ALEPPO, Syria — On the morning of July 16, the first convoy of Syrians displaced from Daraa reached the Idlib countryside in northern Syria. Nine vehicles transported 430 people, including 213 men, 140 children and 77 women. Most of the displaced are militants from the Free Syrian Army (FSA) and their families, in addition to civilians and activists from the towns and cities of the southern Daraa province and Daraa city.
The FSA factions had reached a cease-fire agreement with regime forces mediated by Russia on July 6 in the opposition-held areas in Daraa, except its northwestern countryside. Under the deal, FSA factions agreed to hand over their heavy weapons. Those opposing the agreement would go to Idlib in northern Syria. The agreement came 20 days after the regime forces, backed by Russian airstrikes, launched a violent offensive to take the rebel-held areas in southwestern Syria.
Amine Malhis, the leader of the FSA-affiliated Aleppo al-Shahba Brigade active in Aleppo’s countryside, told Al-Monitor, “The main reason that pushed these people to accept displacement and decide not to stay in their houses and regions is that they do not trust the regime or Russia. Despite the ongoing reconciliation and Russian reassurance that they will not be persecuted, they were still skeptical.”

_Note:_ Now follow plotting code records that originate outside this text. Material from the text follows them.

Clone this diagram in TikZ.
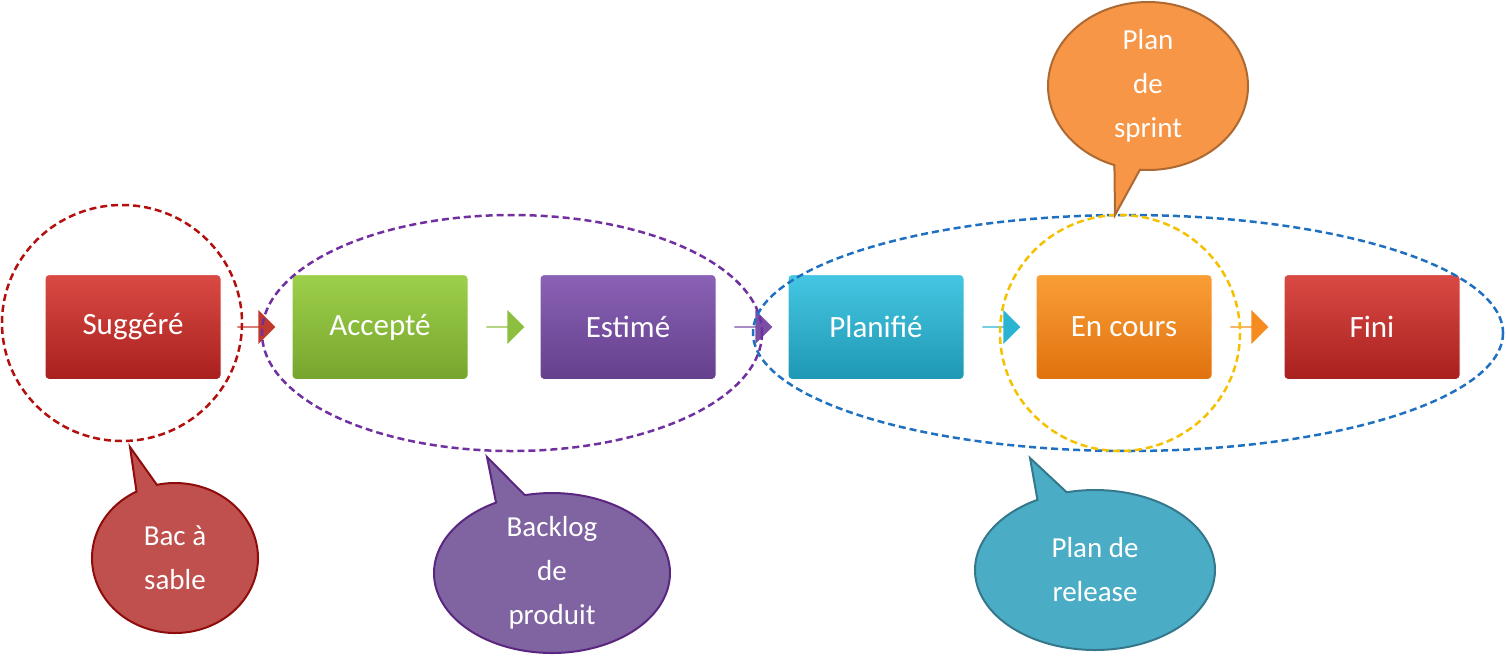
\documentclass[tikz,border=0pt]{standalone}
\usepackage{fontspec}
\setmainfont{Carlito}
\usetikzlibrary{shapes.arrows,shapes.callouts,shapes.geometric}
\definecolor{cRed}{HTML}{C0392E}\definecolor{cRedT}{HTML}{DA4A44}\definecolor{cRedB}{HTML}{A8201E}
\definecolor{cGrn}{HTML}{8CBF3F}\definecolor{cGrnT}{HTML}{9DD04A}\definecolor{cGrnB}{HTML}{76A52E}
\definecolor{cPur}{HTML}{7A4FA6}\definecolor{cPurT}{HTML}{8A62B6}\definecolor{cPurB}{HTML}{64408C}
\definecolor{cCya}{HTML}{2BB4D2}\definecolor{cCyaT}{HTML}{45C6E2}\definecolor{cCyaB}{HTML}{1E98B4}
\definecolor{cOra}{HTML}{F68B1F}\definecolor{cOraT}{HTML}{FA9E36}\definecolor{cOraB}{HTML}{E0720E}
\definecolor{dRed}{HTML}{B30F0F}\definecolor{dPur}{HTML}{7030A0}\definecolor{dBlu}{HTML}{1F70C0}\definecolor{dYel}{HTML}{F5C000}
\definecolor{kRed}{HTML}{C0504D}\definecolor{kPur}{HTML}{8064A2}\definecolor{kCya}{HTML}{4BACC6}\definecolor{kOra}{HTML}{F79646}
\tikzset{
 box/.style args={#1/#2}{rectangle,rounded corners=4pt,minimum width=176pt,minimum height=105pt,
   top color=#1,bottom color=#2,draw=white,line width=1pt,text=white,font=\fontsize{31}{36}\selectfont},
 arr/.style={single arrow,single arrow head extend=5pt,minimum height=38pt,minimum width=34pt,inner sep=0pt,draw=none,fill=#1},
 zone/.style={draw=#1,dashed,line width=2.5pt,dash pattern=on 7pt off 4pt},
 call/.style args={#1/#2}{ellipse callout,fill=#1,draw=#2,line width=2pt,text=white,align=center,
   font=\fontsize{29}{44}\selectfont,inner sep=0pt},
}
\begin{document}
\begin{tikzpicture}[x=1pt,y=-1pt]
\useasboundingbox (0,0) rectangle (1506,656);
\node[box=cRedT/cRedB] (s) at (133,327) {Suggéré};
\node[box=cGrnT/cGrnB] (a) at (380,327) {Accepté};
\node[box=cPurT/cPurB] (e) at (628,327) {Estimé};
\node[box=cCyaT/cCyaB] (p) at (876,327) {Planifié};
\node[box=cOraT/cOraB] (c) at (1124,327) {En cours};
\node[box=cRedT/cRedB] (f) at (1372,327) {Fini};
\node[arr=cRed] (a1) at (256,327) {};
\node[arr=cGrn] (a2) at (505,327) {};
\node[arr=cPur] (a3) at (753,327) {};
\node[arr=cCya] (a4) at (1001,327) {};
\node[arr=cOra] (a5) at (1249,327) {};
\draw[zone=dRed] (122,323) ellipse [x radius=120,y radius=118];
\draw[zone=dPur] (512,333) ellipse [x radius=250,y radius=118];
\draw[zone=dBlu] (1128,333) ellipse [x radius=375,y radius=118];
\draw[zone=dYel] (1120,333) ellipse [x radius=120,y radius=118];
\node[call=kRed/dRed!80!black,minimum width=166pt,minimum height=150pt,callout absolute pointer={(130,447)}] (k1) at (175,558) {Bac à\\sable};
\node[call=kPur/dPur!80!black,minimum width=236pt,minimum height=160pt,callout absolute pointer={(487,457)}] (k2) at (552,573) {Backlog\\de\\produit};
\node[call=kCya/kCya!70!black,minimum width=240pt,minimum height=160pt,callout absolute pointer={(1030,458)}] (k3) at (1095,570) {Plan de\\release};
\node[call=kOra/kOra!70!black,minimum width=200pt,minimum height=168pt,callout absolute pointer={(1115,215)}] (k4) at (1148,86) {Plan\\de\\sprint};
\end{tikzpicture}
\end{document}
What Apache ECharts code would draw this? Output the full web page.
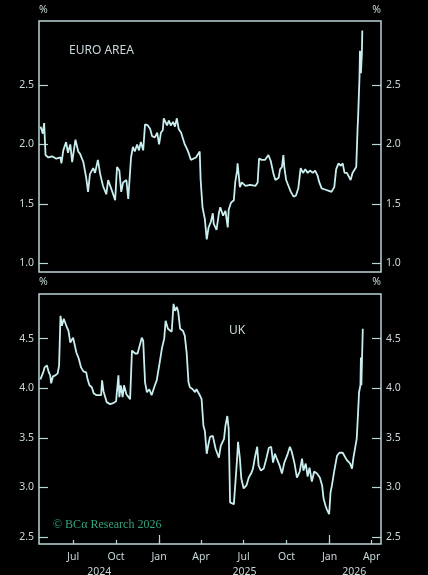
<!DOCTYPE html>
<html><head><meta charset="utf-8">
<script src="https://cdn.jsdelivr.net/npm/echarts@6/dist/echarts.min.js"></script>
<style>html,body{margin:0;padding:0;background:#000;}#c{width:428px;height:575px;}</style>
</head><body><div id="c"></div>
<script>
const euroDates = ['2024-04-22','2024-04-25','2024-04-27','2024-04-30','2024-05-03','2024-05-09','2024-05-17','2024-05-26','2024-06-04','2024-06-06','2024-06-10','2024-06-16','2024-06-20','2024-06-25','2024-06-29','2024-07-06','2024-07-12','2024-07-16','2024-07-23','2024-07-29','2024-08-02','2024-08-06','2024-08-13','2024-08-17','2024-08-23','2024-08-28','2024-09-03','2024-09-10','2024-09-14','2024-09-18','2024-09-23','2024-09-29','2024-10-03','2024-10-08','2024-10-12','2024-10-16','2024-10-23','2024-10-27','2024-11-02','2024-11-06','2024-11-10','2024-11-15','2024-11-19','2024-11-23','2024-11-28','2024-12-02','2024-12-08','2024-12-13','2024-12-17','2024-12-23','2024-12-28','2025-01-01','2025-01-05','2025-01-09','2025-01-11','2025-01-18','2025-01-22','2025-01-26','2025-01-31','2025-02-04','2025-02-08','2025-02-12','2025-02-17','2025-02-21','2025-02-25','2025-03-02','2025-03-06','2025-03-10','2025-03-14','2025-03-21','2025-03-25','2025-03-29','2025-03-31','2025-04-04','2025-04-09','2025-04-13','2025-04-17','2025-04-22','2025-04-26','2025-04-28','2025-05-04','2025-05-09','2025-05-12','2025-05-18','2025-05-23','2025-05-28','2025-05-30','2025-06-04','2025-06-10','2025-06-13','2025-06-17','2025-06-18','2025-06-21','2025-06-23','2025-06-27','2025-07-05','2025-07-15','2025-07-26','2025-07-31','2025-08-03','2025-08-09','2025-08-16','2025-08-23','2025-08-28','2025-09-03','2025-09-07','2025-09-14','2025-09-17','2025-09-21','2025-09-24','2025-09-26','2025-09-30','2025-10-05','2025-10-10','2025-10-16','2025-10-21','2025-10-26','2025-10-31','2025-11-05','2025-11-10','2025-11-15','2025-11-20','2025-11-26','2025-12-01','2025-12-06','2025-12-10','2025-12-15','2025-12-22','2025-12-29','2026-01-05','2026-01-11','2026-01-15','2026-01-20','2026-01-25','2026-01-29','2026-02-02','2026-02-07','2026-02-11','2026-02-15','2026-02-19','2026-02-23','2026-02-27','2026-03-02','2026-03-03','2026-03-06','2026-03-07','2026-03-09','2026-03-11','2026-03-12'];
const euroValues = [2.15,2.12,2.09,2.18,1.91,1.89,1.90,1.88,1.89,1.84,1.95,2.02,1.93,2.00,1.85,2.04,1.94,1.92,1.85,1.72,1.60,1.75,1.80,1.76,1.87,1.75,1.65,1.58,1.70,1.69,1.60,1.53,1.81,1.78,1.60,1.68,1.70,1.54,1.89,1.98,1.94,2.00,1.95,2.02,1.95,2.17,2.16,2.13,2.07,2.06,2.10,2.00,2.10,2.12,2.22,2.16,2.20,2.16,2.19,2.15,2.22,2.13,2.10,2.05,2.00,1.96,1.92,1.87,1.87,1.89,1.89,1.94,1.70,1.47,1.37,1.20,1.30,1.35,1.42,1.33,1.28,1.42,1.47,1.40,1.44,1.30,1.45,1.51,1.53,1.68,1.78,1.84,1.84,1.64,1.68,1.65,1.66,1.65,1.68,1.88,1.87,1.87,1.91,1.86,1.75,1.70,1.72,1.79,1.81,1.91,1.81,1.70,1.65,1.60,1.56,1.57,1.63,1.80,1.76,1.79,1.76,1.78,1.76,1.78,1.74,1.68,1.63,1.62,1.61,1.60,1.64,1.79,1.84,1.82,1.84,1.76,1.76,1.77,1.70,1.76,1.75,1.81,2.15,2.23,2.57,2.79,2.60,2.76,2.96];

const ukDates = ['2024-04-22','2024-04-28','2024-05-01','2024-05-06','2024-05-10','2024-05-13','2024-05-15','2024-05-19','2024-05-24','2024-05-29','2024-06-01','2024-06-04','2024-06-07','2024-06-11','2024-06-14','2024-06-18','2024-06-21','2024-06-25','2024-06-29','2024-07-01','2024-07-04','2024-07-08','2024-07-13','2024-07-18','2024-07-23','2024-07-29','2024-08-01','2024-08-05','2024-08-10','2024-08-14','2024-08-20','2024-08-24','2024-08-30','2024-09-01','2024-09-04','2024-09-08','2024-09-11','2024-09-18','2024-09-25','2024-10-01','2024-10-06','2024-10-08','2024-10-11','2024-10-15','2024-10-18','2024-10-23','2024-10-26','2024-10-31','2024-11-04','2024-11-07','2024-11-11','2024-11-16','2024-11-20','2024-11-25','2024-11-28','2024-12-02','2024-12-06','2024-12-11','2024-12-16','2024-12-20','2024-12-23','2024-12-27','2025-01-02','2025-01-07','2025-01-12','2025-01-15','2025-01-20','2025-01-24','2025-01-28','2025-02-01','2025-02-04','2025-02-08','2025-02-11','2025-02-15','2025-02-21','2025-02-25','2025-03-01','2025-03-05','2025-03-08','2025-03-14','2025-03-19','2025-03-22','2025-03-28','2025-04-02','2025-04-06','2025-04-09','2025-04-13','2025-04-16','2025-04-20','2025-04-26','2025-04-28','2025-05-02','2025-05-05','2025-05-09','2025-05-13','2025-05-16','2025-05-20','2025-05-23','2025-05-27','2025-05-30','2025-06-02','2025-06-06','2025-06-10','2025-06-14','2025-06-17','2025-06-19','2025-06-23','2025-06-26','2025-07-01','2025-07-07','2025-07-12','2025-07-17','2025-07-21','2025-07-25','2025-07-30','2025-08-02','2025-08-07','2025-08-13','2025-08-19','2025-08-24','2025-08-29','2025-09-02','2025-09-06','2025-09-10','2025-09-16','2025-09-21','2025-09-26','2025-10-02','2025-10-08','2025-10-12','2025-10-18','2025-10-23','2025-10-29','2025-11-03','2025-11-06','2025-11-11','2025-11-15','2025-11-19','2025-11-24','2025-11-29','2025-12-05','2025-12-11','2025-12-16','2025-12-19','2025-12-23','2025-12-26','2025-12-31','2026-01-03','2026-01-06','2026-01-10','2026-01-13','2026-01-17','2026-01-22','2026-01-29','2026-02-04','2026-02-08','2026-02-14','2026-02-18','2026-02-21','2026-02-25','2026-02-28','2026-03-03','2026-03-05','2026-03-08','2026-03-09','2026-03-10','2026-03-13'];
const ukValues = [4.09,4.16,4.21,4.23,4.16,4.13,4.05,4.12,4.13,4.15,4.23,4.73,4.63,4.70,4.68,4.61,4.58,4.46,4.45,4.51,4.49,4.36,4.30,4.21,4.17,4.16,4.09,4.03,4.01,3.95,3.93,3.91,3.93,4.08,3.97,3.95,3.86,3.84,3.85,3.87,4.13,3.91,4.03,3.91,4.03,3.94,3.93,3.89,4.38,4.40,4.35,4.35,4.36,4.51,4.48,4.06,3.96,3.99,3.93,3.91,4.03,4.08,4.25,4.40,4.50,4.68,4.60,4.58,4.57,4.85,4.78,4.82,4.77,4.60,4.58,4.53,4.36,4.06,4.01,3.99,3.96,3.99,3.94,3.89,3.62,3.57,3.34,3.42,3.51,3.52,3.51,3.39,3.40,3.30,3.42,3.41,3.49,3.62,3.72,3.59,2.85,2.87,2.83,3.09,3.29,3.46,3.29,3.09,2.99,3.02,3.10,3.14,3.19,3.30,3.41,3.22,3.17,3.19,3.30,3.40,3.41,3.25,3.34,3.29,3.22,3.14,3.25,3.32,3.41,3.36,3.24,3.10,3.16,3.29,3.17,3.24,3.11,3.20,3.06,3.16,3.14,3.10,3.02,2.89,2.82,2.78,2.73,2.95,3.02,3.14,3.22,3.32,3.35,3.35,3.30,3.27,3.24,3.19,3.30,3.29,3.49,3.76,3.96,4.03,4.31,4.03,4.60];

const euroTicks = [1.0, 1.5, 2.0, 2.5];
const ukTicks = [2.5, 3.0, 3.5, 4.0, 4.5];
const quarterTicks = ['2024-07-01','2024-10-01','2025-01-01','2025-04-01','2025-07-01','2025-10-01','2026-01-01','2026-04-01'];
const janTicks = ['2025-01-01','2026-01-01'];
const yearLabelDates = ['2024-08-26','2025-07-03','2026-02-23'];
const monthNames = ['Jan','Feb','Mar','Apr','May','Jun','Jul','Aug','Sep','Oct','Nov','Dec'];

const t = s => new Date(s + 'T00:00:00').getTime();
const xMin = t('2024-04-19'), xMax = t('2026-04-21');
const lineColor = '#c9eef0';
const axisColor = '#b9d5d8';
const textColor = '#c8d8da';
const fontFam = '"Noto Sans", "Open Sans", sans-serif';

const chart = echarts.init(document.getElementById('c'), null, {renderer: 'canvas'});

function yAxisDef(gridIndex, pos, ticks, min, max) {
  return {
    type: 'value', gridIndex, position: pos, min, max,
    splitLine: {show: false},
    axisLine: {show: false},
    axisTick: {show: true, inside: true, length: 9, customValues: ticks, lineStyle: {color: axisColor, width: 1.2}},
    axisLabel: {show: true, customValues: ticks, margin: 5, color: textColor, fontSize: 10.5, fontFamily: fontFam,
      formatter: v => Number(v).toFixed(1)}
  };
}
function xAxisBase(gridIndex) {
  return {type: 'value', gridIndex, position: 'bottom', min: xMin, max: xMax, splitLine: {show: false}, axisLine: {show: false}};
}

const option = {
  backgroundColor: '#000',
  animation: false,
  grid: [
    {left: 39, top: 21, width: 342, height: 251, containLabel: false, outerBoundsMode: 'none', show: true, borderColor: axisColor, borderWidth: 1.5, backgroundColor: 'transparent'},
    {left: 39, top: 294, width: 342, height: 250, containLabel: false, outerBoundsMode: 'none', show: true, borderColor: axisColor, borderWidth: 1.5, backgroundColor: 'transparent'}
  ],
  xAxis: [
    Object.assign(xAxisBase(0), {axisTick: {show: false}, axisLabel: {show: false}}),
    Object.assign(xAxisBase(1), {
      axisTick: {show: true, inside: true, length: 4, customValues: quarterTicks.map(t), lineStyle: {color: axisColor, width: 1.2}},
      axisLabel: {show: true, customValues: quarterTicks.map(t), margin: 8, color: textColor, fontSize: 10.5, fontFamily: fontFam,
        formatter: v => monthNames[new Date(Number(v)).getMonth()]}
    }),
    Object.assign(xAxisBase(1), {
      axisTick: {show: true, inside: true, length: 9, customValues: janTicks.map(t), lineStyle: {color: axisColor, width: 1.2}},
      axisLabel: {show: true, customValues: yearLabelDates.map(t), margin: 23, color: textColor, fontSize: 10.5, fontFamily: fontFam,
        formatter: v => String(new Date(Number(v)).getFullYear())}
    })
  ],
  yAxis: [
    yAxisDef(0, 'left', euroTicks, 0.925, 3.04),
    yAxisDef(0, 'right', euroTicks, 0.925, 3.04),
    yAxisDef(1, 'left', ukTicks, 2.43, 4.95),
    yAxisDef(1, 'right', ukTicks, 2.43, 4.95)
  ],
  title: [
    {text: 'EURO AREA', left: 69, top: 45, padding: 0, textStyle: {color: textColor, fontSize: 12, fontWeight: 'normal', fontFamily: fontFam}},
    {text: 'UK', left: 229, top: 325, padding: 0, textStyle: {color: textColor, fontSize: 12, fontWeight: 'normal', fontFamily: fontFam}}
  ],
  graphic: [
    {type: 'text', left: 39, top: 5, style: {text: '%', fill: textColor, fontSize: 10.5, fontFamily: fontFam}},
    {type: 'text', right: 47, top: 5, style: {text: '%', fill: textColor, fontSize: 10.5, fontFamily: fontFam}},
    {type: 'text', left: 39, top: 277, style: {text: '%', fill: textColor, fontSize: 10.5, fontFamily: fontFam}},
    {type: 'text', right: 47, top: 277, style: {text: '%', fill: textColor, fontSize: 10.5, fontFamily: fontFam}},
    {type: 'text', left: 53, top: 519, style: {text: '© BCα Research 2026', fill: '#34a27a', fontSize: 12, fontFamily: '"Liberation Serif", "DejaVu Serif", serif'}}
  ],
  series: [
    {type: 'line', xAxisIndex: 0, yAxisIndex: 0, showSymbol: false, symbol: 'none',
      lineStyle: {color: lineColor, width: 1.8}, data: euroDates.map((d, i) => [t(d), euroValues[i]])},
    {type: 'line', xAxisIndex: 1, yAxisIndex: 2, showSymbol: false, symbol: 'none',
      lineStyle: {color: lineColor, width: 1.8}, data: ukDates.map((d, i) => [t(d), ukValues[i]])}
  ]
};
chart.setOption(option);
</script>
</body></html>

Those displaced from Daraa reached the Qalaat al-Madiq crossing that separates the opposition-held territories from the regime-held area in Hama’s northwestern countryside. They were then transferred to Saed Camp in the Idlib countryside and Miznaz camp in the Aleppo countryside, and some were sheltered in houses in the cities and towns of Jericho, Jarjnaz, Taftanaz, Saraqib, Sarja, Hbit, al-Dana, Idlib and Maarrat Misrin.
The nonprofit Humanitarian Response, the Civil Defense and the Turkish Red Crescent welcomed the displaced, and the wounded were transferred by ambulances to hospitals in Idlib. Meals and water were offered at the reception point and in the camps.
Abdul Menhem Zukour, a member of Humanitarian Response, told Al-Monitor, “Miznaz in Aleppo’s western countryside welcomed seven displaced families from Daraa, in addition to several single men without their families. They were put in furnished tents equipped with blankets, and meals are served daily. Five families that came to the camp decided to leave July 18 after renting a house in Idlib.”
The Maram Foundation for Relief and Development is a nonprofit funded by donations from world humanitarian organizations to supply the thousands of people in Miznaz with tents, food, clothes and other requirements.
Mohammad Abu Nabbout from Daraa told Al-Monitor while staying in Miznaz, “I fought in the ranks of the FSA in Daraa. I could not believe the FSA leaders made an agreement with the murderous regime. I will not accept reconciliation. This is what I told myself hours before leaving. I decided to accept displacement rather than stay in my town where the regime is in charge. I do not trust the regime-backing militias and Russia.”
Abu Nabbout said he did not have enough money to rent a place in Idlib. His family was not with him, as they all live in Canada. Abu Nabbout hopes to leave Syria and perhaps join his family in Canada, but for now he cannot cross into Turkey, which closed its borders in April 2015 and built a wall along the Syrian border.
The FSA and prominent figures from Nawa city in Daraa’s western countryside reached a new agreement with the Russian forces July 18 after dozens of civilians were killed or wounded in Russian and regime shelling on the city. Its provisions include the factions’ retreat from and handover of the hills surrounding Nawa to the regime forces and some of their heavy and medium weapons. Those who oppose the reconciliation will be transferred to northern Syria.
Ahmad al-Ahmad, a media official in the Turkish Red Crescent, told Al-Monitor, “The Turkish Red Crescent and several other organizations are ready to welcome more displaced from Daraa," explaining that two camps in Afrin's countryside are ready to accommodate an expected second convoy.
Fewer Syrians are leaving Daraa than those who have fled to northern Syria in the past months from eastern Ghouta, Homs' northern countryside and south Damascus. Perhaps those who stayed believe Russia has given sufficient guarantees to let them trust the regime and remain, choosing what they see as the lesser of two risks.